Churchill’s 1921 visit to Palestine from Churchill and the Jews

Photo: Britain and the Jewish National Home:  Pledges and Border Changes, 1917-1923, from Sir Martin’s Atlas of the Arab-Israel Conflict

510 words / 2 ½ minute read

Negotiations with the Arab leaders beyond Palestine were being carried out by T. E. Lawrence, who informed Churchill on 17 January that he had concluded an agreement with Hussein’s eldest son, Emir Feisal, under which, in return for Arab sovereignty in Baghdad, Amman and Damascus, Feisal “agreed to abandon all claims of his father to Palestine.”

The Lawrence-Feisal agreement, with its Arab acceptance of the Jewish position in Palestine, was welcome news for Churchill.  Since the French were installed in Damascus and were not to be dislodged, Churchill favoured a scheme whereby Feisal would accept the throne of Iraq, and his brother Abdullah the throne of Transjordan, in return for Western Palestine – from the Mediterranean Sea to the River Jordan – becoming the location of the Jewish National Home, under British control.

At midnight on 23 March 1921, Churchill left Egypt for Palestine by overnight train.  Sir Herbert Samuel and T. E. Lawrence accompanied him.  At that time 83,000 Jews and 600,000 Arabs lived between the Mediterranean Sea and the River Jordan, in what was known as Western Palestine.  No Jews lived east of the river.  Churchill’s principal objective in going to Jerusalem was to explain to Emir Abdullah the decision of the Cairo Conference, and of the British Government, that Britain would support him as ruler of the area of the Mandate lying east of the River Jordan – hence its name, Transjordan – provided that Abdullah would accept a Jewish National Home within Western Palestine, and do his utmost to prevent anti-Zionist agitation among his people east of the Jordan.

Lawrence had already secured a pledge from Feisal, Abdullah’s brother, that “all necessary measures” would be taken “to encourage and stimulate immigration of Jews into Palestine on a large scale, and as quickly as possible upon the land through close settlement and intensive cultivation of the soil.”

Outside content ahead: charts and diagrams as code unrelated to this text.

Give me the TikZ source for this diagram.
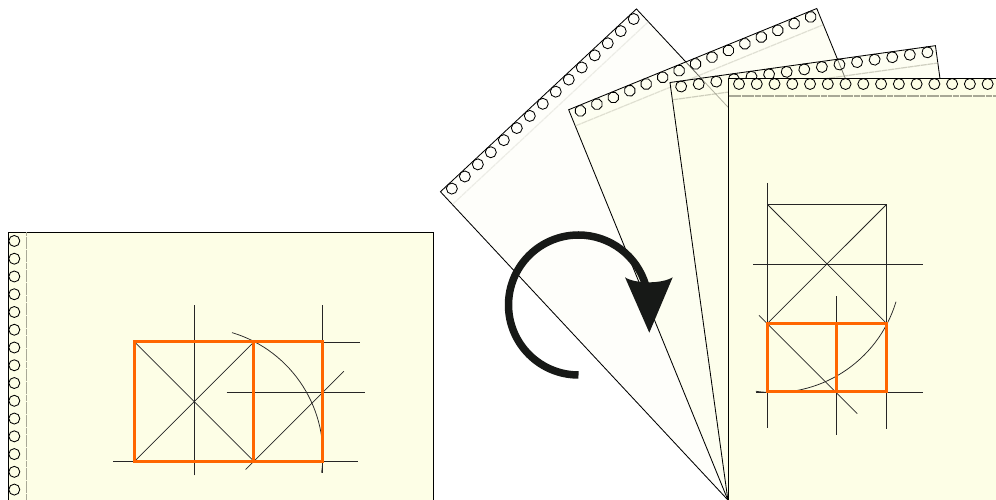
\documentclass[tikz,border=0pt]{standalone}
\usetikzlibrary{calc}
\definecolor{paper}{HTML}{FDFEE6}
\definecolor{orangeline}{HTML}{FF6600}
\definecolor{arrowink}{HTML}{171917}
\definecolor{foldline}{HTML}{A8A896}
\tikzset{
  sheetedge/.style={draw=black,line width=.85pt},
  hole/.style={draw=black,line width=.85pt},
  thin line/.style={draw=black!85,line width=.75pt},
  goldrect/.style={draw=orangeline,line width=3pt,line join=miter},
  sheetframe/.style={shift={(#1,0)}},
  figframe/.style={shift={(-728.5,499.7)},yscale=-1},
}
% #1 fill opacity, #2 fold-line opacity, #3 lower end of the sheet
\newcommand{\papersheet}[3]{%
  \path[fill=paper,fill opacity=#1] (0,#3) rectangle (268,421.5);
  \draw[sheetedge] (0,#3) rectangle (268,421.5);
  \draw[foldline,line width=1.2pt,draw opacity=#2,dash pattern=on 6pt off .6pt] (0,404) -- (268,404);
  \foreach \i in {0,...,14}
    \path[hole] ({10.5+17.76*\i},416) circle[radius=5.5];
}
\newcommand{\goldlines}{%
    \coordinate (tl) at (767.3,204);
    \coordinate (tr) at (886.7,204);
    \coordinate (ml) at (767.3,323.3);
    \coordinate (mr) at (886.7,323.3);
    \coordinate (bl) at (767.3,391.7);
    \coordinate (bm) at (836.3,391.7);
    \coordinate (br) at (886.7,391.7);
    \coordinate (mm) at (836.3,323.3);
    \draw[thin line] (767.3,182.7) -- (767.3,427.3);
    \draw[thin line] (tl) -- (tr) -- (886.7,429);
    \draw[thin line] (753.3,263.7) -- (923.3,263.7);
    \draw[thin line] (836.3,296) -- (836.3,434.7);
    \draw[thin line] (tl) -- (mr);
    \draw[thin line] (tr) -- (ml);
    \draw[thin line] (759,315) -- (857.3,413.3);
    \draw[thin line] (756,391.7) -- (923.3,391.7);
    \draw[thin line] (755.9,391) arc[start angle=98.1,end angle=16.7,radius=127.5];
}
\begin{document}
\begin{tikzpicture}[x=1pt,y=1pt]
  \useasboundingbox (0,0) rectangle (996,500);
  \fill[white] (0,0) rectangle (996,500);
  \clip (0,0) rectangle (996,500);
  % landscape sheet
  \begin{scope}[shift={(430.3,-.1)},rotate=90]
    \papersheet{1}{1}{-2.7}
    \begin{scope}[figframe]
      \goldlines
      \draw[goldrect] (tl) rectangle (br);
      \draw[goldrect] (ml) -- (mr);
    \end{scope}
  \end{scope}
  % fan of turning sheets
  \begin{scope}[sheetframe=727.9,rotate=43]
    \papersheet{.2}{.2}{0}
  \end{scope}
  \begin{scope}[sheetframe=727.9,rotate=22.2]
    \papersheet{.42}{.35}{0}
  \end{scope}
  \begin{scope}[sheetframe=727.9,rotate=7.9]
    \papersheet{.5}{.55}{0}
  \end{scope}
  % upright sheet
  \begin{scope}[sheetframe=728.5]
    \papersheet{1}{1}{-2.7}
    \begin{scope}[figframe]
      \goldlines
      \draw[goldrect] (ml) rectangle (br);
      \draw[goldrect] (mm) -- (bm);
    \end{scope}
  \end{scope}
  % turning arrow
  \draw[arrowink,line width=7.5pt] (578.5,125) arc[start angle=270,end angle=16,radius=70];
  \fill[arrowink] (625,222.7) .. controls (635,216) and (662,216) .. (672.7,222.7) -- (649.3,167.3) -- cycle;
\end{tikzpicture}
\end{document}
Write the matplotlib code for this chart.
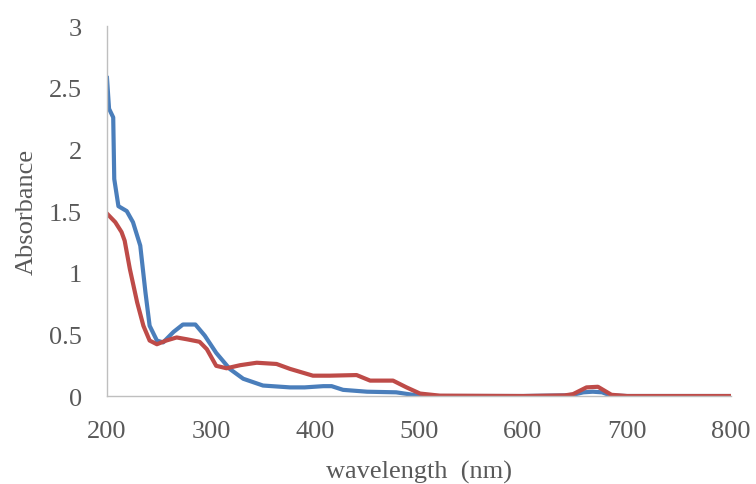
import matplotlib
matplotlib.use("Agg")
import matplotlib.pyplot as plt

# wavelength (nm) / absorbance
wl_blue = [200, 202, 206, 207, 211, 219, 225, 232, 237, 241, 248, 254, 264, 273,
           285, 294, 305, 318, 331, 350, 376, 390, 408, 416, 427, 450, 478, 494,
           501, 520, 600, 640, 648, 658, 667, 676, 684, 700, 800]
abs_blue = [2.58, 2.33, 2.26, 1.76, 1.54, 1.50, 1.41, 1.22, 0.84, 0.57, 0.45, 0.435,
            0.52, 0.58, 0.58, 0.49, 0.35, 0.22, 0.14, 0.085, 0.07, 0.07, 0.08, 0.08,
            0.05, 0.035, 0.03, 0.01, 0.0, 0.0, 0.0, 0.005, 0.01, 0.03, 0.035, 0.03,
            0.005, 0.0, 0.0]

wl_red = [200, 208, 214, 217, 222, 229, 235, 241, 248, 257, 267, 277, 289, 296,
          305, 315, 328, 344, 363, 376, 392, 398, 414, 440, 453, 475, 488, 501,
          520, 600, 640, 648, 661, 672, 685, 700, 800]
abs_red = [1.48, 1.41, 1.33, 1.26, 1.03, 0.76, 0.57, 0.45, 0.42, 0.45, 0.475, 0.46,
           0.44, 0.38, 0.245, 0.225, 0.25, 0.27, 0.26, 0.22, 0.18, 0.165, 0.165,
           0.17, 0.125, 0.125, 0.07, 0.02, 0.003, 0.0, 0.005, 0.015, 0.07, 0.075,
           0.01, 0.0, 0.0]

plt.rcParams['font.family'] = ['Liberation Serif', 'DejaVu Serif']

fig = plt.figure(figsize=(7.56, 4.85), dpi=100)
ax = fig.add_axes([0.1415, 0.1814, 0.8255, 0.7626])

ax.plot(wl_blue, abs_blue, color='#4A7EBB', lw=3.0, solid_joinstyle='round')
ax.plot(wl_red, abs_red, color='#BE4B48', lw=3.0, solid_joinstyle='round')

ax.set_xlim(200, 800)
ax.set_ylim(0, 3)
ax.set_xticks([200, 300, 400, 500, 600, 700, 800])
ax.set_yticks([0, 0.5, 1, 1.5, 2, 2.5, 3])
ax.set_yticklabels(['0', '0.5', '1', '1.5', '2', '2.5', '3'])

for s in ['top', 'right']:
    ax.spines[s].set_visible(False)
for s in ['left', 'bottom']:
    ax.spines[s].set_color('#BFBFBF')
    ax.spines[s].set_linewidth(1.0)

ax.tick_params(axis='both', length=0, labelsize=19, labelcolor='#595959')
ax.tick_params(axis='x', pad=17)
ax.tick_params(axis='y', pad=18)

ax.set_xlabel('wavelength  (nm)', fontsize=19, color='#595959', labelpad=13)
ax.set_ylabel('Absorbance', fontsize=19, color='#595959', labelpad=8)

plt.savefig('out.png', dpi=100)
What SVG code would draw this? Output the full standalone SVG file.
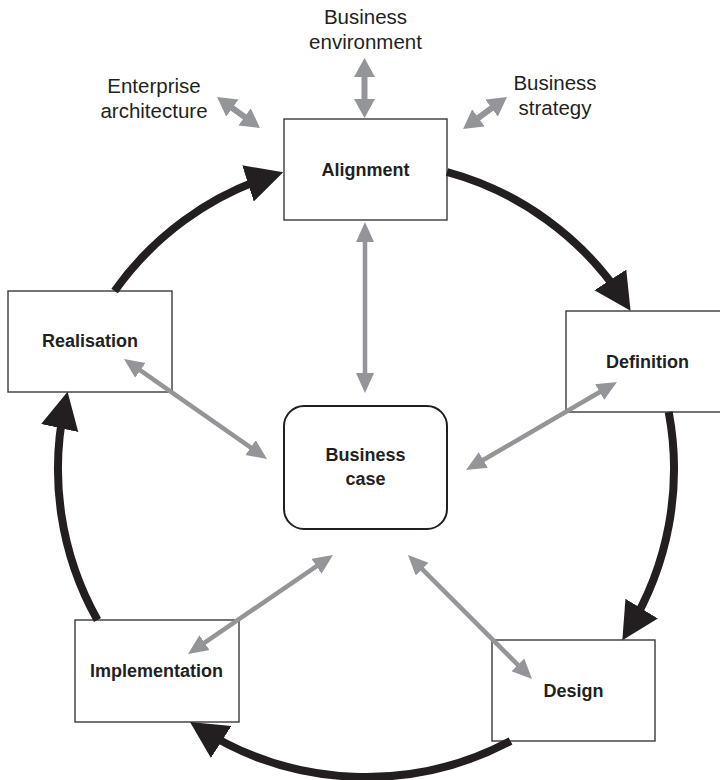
<svg xmlns="http://www.w3.org/2000/svg" width="720" height="780" viewBox="0 0 720 780">
<style>
.box{fill:#fff;stroke:#3a3a3a;stroke-width:1.4}
.case{fill:#fff;stroke:#231f20;stroke-width:2}
.lbl{font-family:"Liberation Sans",Arial,sans-serif;font-size:18px;font-weight:bold;fill:#231f20;text-anchor:middle}
.ext{font-family:"Liberation Sans",Arial,sans-serif;font-size:20.5px;fill:#231f20;text-anchor:middle}
.cyc{fill:none;stroke:#231f20;stroke-width:8;marker-end:url(#bh)}
.lnk{fill:none;stroke:#939598;stroke-width:4.5;marker-start:url(#gh);marker-end:url(#gh)}
.top{fill:none;stroke:#939598;stroke-width:6;marker-start:url(#th);marker-end:url(#th)}
</style>
<defs>
<marker id="bh" markerUnits="userSpaceOnUse" markerWidth="42" markerHeight="42" refX="25" refY="19" orient="auto">
<path d="M0,0 L37,19 L0,38 z" fill="#231f20"/>
</marker>
<marker id="gh" markerUnits="userSpaceOnUse" markerWidth="22" markerHeight="20" refX="14" refY="9" orient="auto-start-reverse">
<path d="M0,0 L20,9 L0,18 z" fill="#939598"/>
</marker>
<marker id="th" markerUnits="userSpaceOnUse" markerWidth="22" markerHeight="22" refX="13" refY="10.5" orient="auto-start-reverse">
<path d="M0,0 L19,10.5 L0,21 z" fill="#939598"/>
</marker>
</defs>
<rect width="720" height="780" fill="#fff"/>
<g id="node-alignment"><rect class="box" x="284" y="119" width="163" height="101"/><text class="lbl" x="365.5" y="176">Alignment</text></g>
<g id="node-definition"><rect class="box" x="566" y="311" width="162" height="101"/><text class="lbl" x="647.5" y="368">Definition</text></g>
<g id="node-design"><rect class="box" x="492" y="640" width="163" height="101"/><text class="lbl" x="573.5" y="697">Design</text></g>
<g id="node-implementation"><rect class="box" x="75" y="620" width="164" height="102"/><text class="lbl" x="156.5" y="677">Implementation</text></g>
<g id="node-realisation"><rect class="box" x="8" y="291" width="164" height="101"/><text class="lbl" x="90" y="347">Realisation</text></g>
<g id="node-business-case"><rect class="case" x="284" y="406" width="163" height="123" rx="20" ry="20"/><text class="lbl" x="365.5" y="461">Business</text><text class="lbl" x="365.5" y="485">case</text></g>
<g id="node-business-environment"><text class="ext" x="365.5" y="24">Business</text><text class="ext" x="365.5" y="49">environment</text></g>
<g id="node-enterprise-architecture"><text class="ext" x="154" y="93">Enterprise</text><text class="ext" x="154" y="118">architecture</text></g>
<g id="node-business-strategy"><text class="ext" x="555" y="90">Business</text><text class="ext" x="555" y="115">strategy</text></g>
<g id="connectors">
<path class="cyc" d="M447,172 A308,308 0 0 1 624,300.8"/>
<path class="cyc" d="M668.7,412 A308,308 0 0 1 628.6,629.9"/>
<path class="cyc" d="M510.5,741 A308,308 0 0 1 200.1,728.5"/>
<path class="cyc" d="M97.5,620 A308,308 0 0 1 65,403.6"/>
<path class="cyc" d="M114.6,291 A308,308 0 0 1 271.8,175.8"/>
<path class="lnk" d="M365,228 L365,387"/>
<path class="lnk" d="M128.9,362.4 L262.1,455.6"/>
<path class="lnk" d="M471.2,467 L611.8,385"/>
<path class="lnk" d="M193,650.6 L328,558.4"/>
<path class="lnk" d="M412.2,559.2 L527.8,674.8"/>
<path class="top" d="M364.5,64 L364.5,112"/>
<path class="top" d="M221.9,100.5 L255.1,124.5"/>
<path class="top" d="M502.1,100.5 L467.9,125.5"/>
</g>
</svg>
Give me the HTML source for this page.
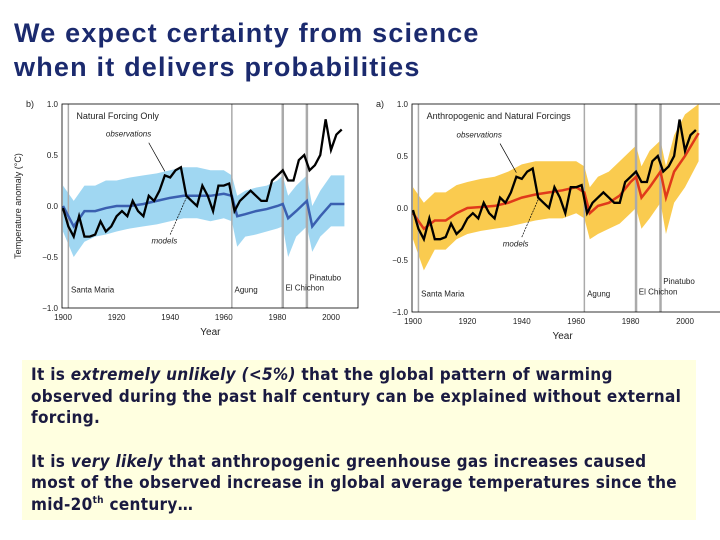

On the morning of 24 March, Churchill’s train reached Gaza, the first large town within the southwestern boundaries of the Palestine Mandate.  Gaza had a population of more than 15,000 Arabs and fewer than a hundred Jews.  A British police guard of honour met him at the railway crossing, and a mounted escort took him to the town.  Captain Maxwell Coote, a Royal Air Force officer who had served as Churchill’s Orderly Officer in Cairo, later recalled that there was “a tremendous reception by a howling mob, all shouting in Arabic:  ‘Cheers for the Minister’ and also for Great Britain, but their chief cry over which they waxed quite frenzied was ‘Down with the Jews’, ‘Cut their throats’.  Mr Churchill and Sir Herbert were delighted with the enthusiasm of their reception, being not in the least aware of what was being shouted.  Lawrence, of course, understood it all and told me, but we kept very quiet.  He was obviously gravely anxious about the whole situation.  We toured the town surrounded by this almost fanatical mob which was becoming more and more worked up by its shouting.  No one appeared to have bargained for this, but all went off without incident.”